Também recebi, editado pela mesma universidade, a revista Caleidoscópio, com um número dedicado à Cultura de jogos, organizado por Luís Filipe Teixeira – a quem agradeço a gentileza do envio das duas publicações (o director da revista é António Machuco Rosa). Prometo voltar com mais detalhe à revista, que se situa “na tríade cultura-comunicação-novas tecnologias” (do editorial), e, em particular, a este número.

A todos, o meu desejo de continuarem a produzir investigação e informação útil e necessária.

ANTÓNIO FERRO NO BRASIL

Foi a 7 de Maio de 1922 que António Ferro partiu para o Brasil, onde fez conferências, apresentou o seu teatro e se casou por procuração com Fernanda de Castro, mantendo-se por aquele país durante cerca de um ano. Jovem ainda a fazer 27 anos, e director da Ilustração Portuguesa, a sua permanência do outro lado do Atlântico trouxe-lhe uma grande auréola mas sem direito a regressar à revista, que ele remodelara profundamente em poucos números.
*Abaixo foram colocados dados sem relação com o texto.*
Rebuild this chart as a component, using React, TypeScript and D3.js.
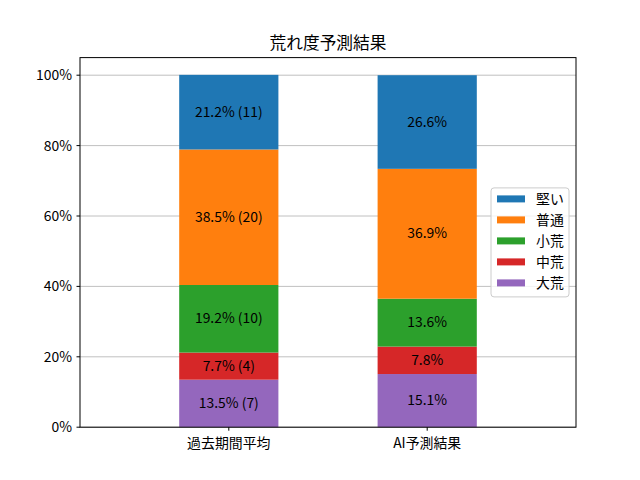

Optimista, de sorriso largo, o jornalista e autor deixara Lisboa após um repasto envolvendo mais de setenta convivas, entre jornalistas, artistas, literatos, actores, músicos e críticos conforme escreve António Rodrigues, em livro que referi em mensagem do dia 5 deste mês (Rodrigues, 1995: 91) [os elementos da presente mensagem foram extraídos desse livro]. Na chegada ao Brasil, Ferro proclama-se como o porta-voz da nova geração. Realiza duas conferências, depois publicadas no Rio de Janeiro: A arte de bem morrer e a Idade do Jazz-Band, este um dos seus textos mais conceituados (a par do seu trabalho de ideólogo da primeira metade do regime ditatorial de Salazar). No Brasil, fez a apologia dos modernistas portugueses, como Almada Negreiros, António Soares, Eduardo Viana, José Pacheko, Cottinelli Telmo e Rui Coelho.

A arte de bem morrer apresentou-a no Trianon, do Rio de Janeiro, em 21 de Julho de 1922, e no Teatro Municipal de S. Paulo, em 5 de Dezembro do mesmo ano. O seu sucesso apenas seria superado com a Idade do Jazz-Band, lida ao público no Teatro Lírico do Rio de Janeiro, em 30 de Julho de 1922, com apresentação de Carlos Malheiro Dias [na Biblioteca Nacional, existe um exemplar, não sei se o único, e que eu li, em meados do ano passado, que tem a assinatura de Malheiro Dias, o que quer dizer que fazia parte da biblioteca pessoal deste], após o que repetiria no Teatro Municipal de São Paulo, a 12 de Setembro. Também apresentou o mesmo trabalho em Santos e Belo Horizonte.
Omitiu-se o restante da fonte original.